Todos los españoles tienen el deber de trabajar y derecho al trabajo, máxime, teniendo en cuenta que hoy en día un altísimo porcentaje de la población obtiene las rentas necesarias para vivir del trabajo, bien por cuenta propia o ajena. Por la otra parte, el reconocimiento de la libertad de empresa lleva aparejada la garantía de los poderes públicos que garantizan y protegen su ejercicio. Subyace en el fondo, la necesidad de conciliar los derechos antitéticos de las partes contratantes en un contrato de trabajo. Así, el trabajador tiene derecho a un salario digno y el empresario lo tiene también a no arruinarse en las situaciones de crisis, en las que demostrada la causa y existencia de la misma, los procedimientos que se instituyan para su solución, deben operar con respeto a ese derecho y de forma absolutamente objetiva, alejadas de cualquier consideración populista. A este respecto y en muchas ocasiones, la intervención administrativa ha supuesto anteponer el componente político en la resolución de los conflictos jurídico-económicos como son las situaciones de crisis empresariales, al planteamiento aséptico y estrictamente jurídico que realmente exige la resolución de una situación de esa naturaleza.

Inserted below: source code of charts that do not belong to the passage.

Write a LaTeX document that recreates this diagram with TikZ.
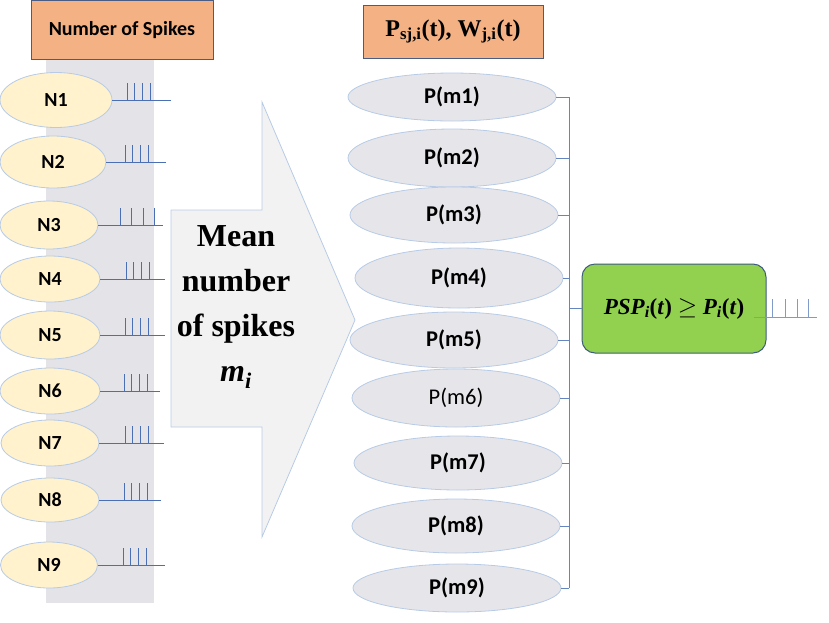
\documentclass[tikz,border=0pt]{standalone}
\usepackage{fontspec}
\setmainfont{Carlito}
\newfontfamily\timesfont{Liberation Serif}
\usetikzlibrary{shapes.geometric}

\definecolor{spikeblue}{HTML}{4A6FB5}
\definecolor{boxorange}{HTML}{F4B183}
\definecolor{framegray}{HTML}{4A5C84}
\definecolor{colgray}{HTML}{E4E4E8}
\definecolor{nyellow}{HTML}{FFF2CC}
\definecolor{pgray}{HTML}{E6E6EA}
\definecolor{edgeblue}{HTML}{B7CBE6}
\definecolor{arrowgray}{HTML}{F2F2F2}
\definecolor{pspgreen}{HTML}{92D050}
\definecolor{pspframe}{HTML}{3E5C80}

\begin{document}
\begin{tikzpicture}[
  x=1pt,y=-1pt,
  headbox/.style={draw=framegray,fill=boxorange,line width=0.9pt,minimum width=182pt,minimum height=59pt},
  neuron/.style={ellipse,draw=edgeblue,fill=nyellow,line width=0.8pt,inner sep=0pt,font=\fontsize{20}{22}\selectfont\bfseries},
  prob/.style={ellipse,draw=edgeblue,fill=pgray,line width=0.8pt,inner sep=0pt,minimum width=208pt,font=\fontsize{22.5}{24}\selectfont},
  spike/.style={draw=spikeblue,line width=0.8pt},
  link/.style={draw=spikeblue!85,line width=0.7pt},
  meantext/.style={align=center,font=\timesfont\bfseries\fontsize{32}{45}\selectfont},
  pspbox/.style={draw=pspframe,fill=pspgreen,line width=1pt,rounded corners=13pt,minimum width=184pt,minimum height=89pt,font=\timesfont\bfseries\itshape\fontsize{23}{25}\selectfont},
]
  \useasboundingbox (0,0) rectangle (829,622);
  \fill[colgray] (46,60) rectangle (154,603);
  \node[headbox,font=\fontsize{20}{22}\selectfont\bfseries] (spkhead) at (122,30) {Number of Spikes};
  \node[headbox,minimum width=180pt,minimum height=53pt,font=\timesfont\bfseries\fontsize{24}{26}\selectfont] (probhead) at (453,31.5) {P\textsubscript{sj,i}(t), W\textsubscript{j,i}(t)};

  \foreach \i/\cx/\cy/\w/\h/\tx/\dt/\ex in {1/56/100/112/55/127/7.7/171,2/53/162/106/52/125/7.7/166,3/49/225/98/48/120/11.5/163,4/50/279/100/46/126/7.7/165,5/50/335/100/48/125/7.7/165,6/50/391/100/46/124/7.7/160,7/50/443/98/46/125/7.7/164,8/50/500/98/44/124/7.7/161,9/49/565/97/46/123/7.7/165}{
    \node[neuron,minimum width=\w pt,minimum height=\h pt] (n\i) at (\cx,\cy) {N\i};
    \draw[spike] (n\i.east) -- (\ex,\cy);
    \foreach \k in {0,...,3}
      \draw[spike] ({\tx+\k*\dt},\cy) -- ++(0,-17);
  }

  \draw[draw=edgeblue,fill=arrowgray,line width=0.8pt] (171,210) -- (262,210) -- (262,102) -- (355,320) -- (262,537) -- (262,427) -- (171,427) -- cycle;
  \node[meantext] (meanlbl) at (236,307) {Mean\\number\\of spikes\\\textit{m}\textsubscript{\textit{i}}};

  \foreach \i/\cx/\cy/\h/\wt in {1/452/97/48/\bfseries,2/452/158/58/\bfseries,3/454/215/56/\bfseries,4/459/278/60/\bfseries,5/454/340/56/\bfseries,6/456/398/58/\mdseries,7/458/463/54/\bfseries,8/456/526/54/\bfseries,9/457/588/48/\bfseries}
    \node[prob,minimum height=\h pt] (p\i) at (\cx,\cy) {\wt P(m\i)};

  \coordinate (bus) at (569,97);
  \foreach \i in {1,...,9}
    \draw[link] (p\i.east) -- (p\i.east -| bus);
  \draw[link] (p1.east -| bus) -- (p9.east -| bus);

  \node[pspbox] (psp) at (674,308.5) {PSP\textsubscript{i}\textup{(}t\textup{)} $\geq$ P\textsubscript{i}\textup{(}t\textup{)}};
  \draw[link] (bus |- psp.west) -- (psp.west);

  \coordinate (outspk) at ([shift={(-13,9)}]psp.east);
  \draw[spike,draw=spikeblue!70] (outspk) -- ++(63,0);
  \foreach \dx in {19,32,44,55}
    \draw[spike,draw=spikeblue!70] ([xshift=\dx pt]outspk) -- ++(0,-19);
\end{tikzpicture}
\end{document}
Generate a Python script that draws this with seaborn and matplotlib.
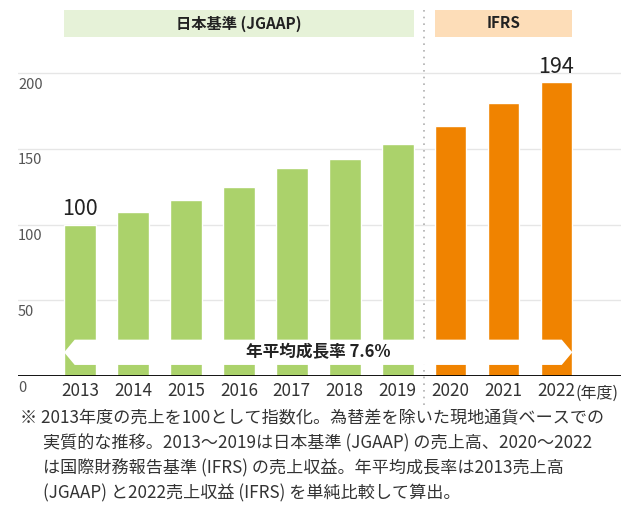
import matplotlib
matplotlib.use("Agg")
import matplotlib.pyplot as plt
import seaborn as sns
import pandas as pd
from matplotlib.patches import Polygon, Rectangle

years = ["2013", "2014", "2015", "2016", "2017", "2018", "2019", "2020", "2021", "2022"]
values = [100, 108.5, 116.5, 125, 137, 143.5, 153, 165, 180, 194]
standards = ["JGAAP"] * 7 + ["IFRS"] * 3
yticks = [0, 50, 100, 150, 200]
labelled = {"2013": "100", "2022": "194"}
header_jgaap = "日本基準 (JGAAP)"
header_ifrs = "IFRS"
cagr_text = "年平均成長率 7.6%"
unit_text = "(年度)"
footnote = [
    "※ 2013年度の売上を100として指数化。為替差を除いた現地通貨ベースでの",
    "実質的な推移。2013～2019は日本基準 (JGAAP) の売上高、2020～2022",
    "は国際財務報告基準 (IFRS) の売上収益。年平均成長率は2013売上高",
    "(JGAAP) と2022売上収益 (IFRS) を単純比較して算出。",
]

GREEN = "#abd26b"
ORANGE = "#f08300"

sns.set_style("white")
plt.rcParams["font.family"] = ["Noto Sans CJK JP", "DejaVu Sans"]

df = pd.DataFrame({"year": years, "value": values, "std": standards})

fig = plt.figure(figsize=(6.21, 5.14), dpi=100)
ax = fig.add_axes([18 / 621, (514 - 376) / 514, 603 / 621, 376 / 514])

sns.barplot(data=df, x="year", y="value", hue="std",
            palette={"JGAAP": GREEN, "IFRS": ORANGE}, saturation=1,
            width=0.6, dodge=False, legend=False, ax=ax, zorder=2)

ax.set_xlim(-1.171, 10.219)
ax.set_ylim(0, 248.2)
for s in ax.spines.values():
    s.set_visible(False)
ax.set_xlabel("")
ax.set_ylabel("")
ax.set_yticks([])

# grid lines and baseline
for v in yticks:
    if v == 0:
        ax.axhline(0, color="black", lw=1.3, zorder=4)
    else:
        ax.axhline(v, color="#e6e6e6", lw=1, zorder=1)
    ax.text(0.0, v - 3, str(v), transform=ax.get_yaxis_transform(),
            ha="left", va="top", fontsize=10.5, color="#555555")

ax.tick_params(axis="x", length=0, pad=4, labelsize=12.3, labelcolor="#333333")

# value labels
for i, y in enumerate(years):
    if y in labelled:
        ax.text(i, values[i] + 3, labelled[y], ha="center", va="bottom",
                fontsize=15.5, color="#222222")

ax.text(9.36, -11.3, unit_text, ha="left", va="center", fontsize=11.5,
        color="#333333", clip_on=False)

# header boxes
hy0, hy1 = 223.8, 241.6
ax.add_patch(Rectangle((-0.3, hy0), 6.6, hy1 - hy0, facecolor="#e6f2d8",
                       edgecolor="none", clip_on=False, zorder=1))
ax.add_patch(Rectangle((6.7, hy0), 2.6, hy1 - hy0, facecolor="#fdddb8",
                       edgecolor="none", clip_on=False, zorder=1))
ax.text(3.0, (hy0 + hy1) / 2, header_jgaap, ha="center", va="center",
        fontsize=11, fontweight="bold", color="#222222")
ax.text(8.0, (hy0 + hy1) / 2, header_ifrs, ha="center", va="center",
        fontsize=11, fontweight="bold", color="#222222")

# divider
ax.plot([6.5, 6.5], [-19, 245], color="#b0b0b0", lw=1.2, ls=(0, (1, 3)),
        clip_on=False, zorder=3)

# CAGR arrow band
by0, by1 = 7.3, 24.0
bm = (by0 + by1) / 2
hw = 0.2
band = Polygon([(-0.3, bm), (-0.3 + hw, by1), (9.3 - hw, by1), (9.3, bm),
                (9.3 - hw, by0), (-0.3 + hw, by0)], closed=True,
               facecolor="white", edgecolor="none", zorder=5)
ax.add_patch(band)
ax.text(4.5, bm, cagr_text, ha="center", va="center", fontsize=12,
        fontweight="bold", color="#222222", zorder=6)

# footnote
ys = [418, 443, 468, 493]
for k, line in enumerate(footnote):
    x = 20 if k == 0 else 43
    fig.text(x / 621, 1 - ys[k] / 514, line, ha="left", va="center",
             fontsize=12.3, color="#333333")

fig.savefig("out.png", dpi=100)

Las políticas económicas de los países de la Unión a finales del siglo XX y principios de siglo XXI pretendían el ajuste del gasto público y la mejora de la competitividad. Esta última consideración, circunscrita fundamentalmente a acciones sobre el empleo: salarios, condiciones de trabajo, flexibilidad en la contratación y en la desvinculación de la relación laboral. La pretensión y finalidad última de toda sociedad en la materia que ahora nos ocupa es el pleno empleo. La tasa de empleo en los cincuenta años anteriores aumentó mucho más en EE UU y Japón que en Europa. Mientras aquí la tasa ha descendido, concretamente en 1990 ha pasado de 421 a los 405 empleos por cada mil habitantes, en EE UU aumentó de 481 490 y en Japón desde los 505 hasta los 519. Ante este dilema, la Unión Europea pone en marcha la Estrategia de Lisboa sobre competitividad y empleo, con la finalidad de aplicar sistemas de mejora y optimización del mercado de trabajo para así adecuar la oferta y la demanda de empleo, con la pretensión de optimizar la situación y con las miras puestas en el pleno empleo. La competitividad aplicada al empleo en los términos suscritos en la Estrategia de Lisboa supone una mejora en la empleabilidad y por lo tanto en las tasas de empleo. Pero no hay que confundirlo con algo muy español, la patrimonialización del empleo de cada uno. Es decir, la pretensión es que exista trabajo para todos, porque el sistema lo demande, admitiendo el permanente ajuste de la oferta y la demanda en las empresas que de forma imperiosa deben amoldarse a las consideraciones de un mercado competitivo y global. Ello supone aceptar como natural el ciclo vital de las empresas como entes que nacen, viven y mueren, algo tan natural como la propia existencia de los seres vivos.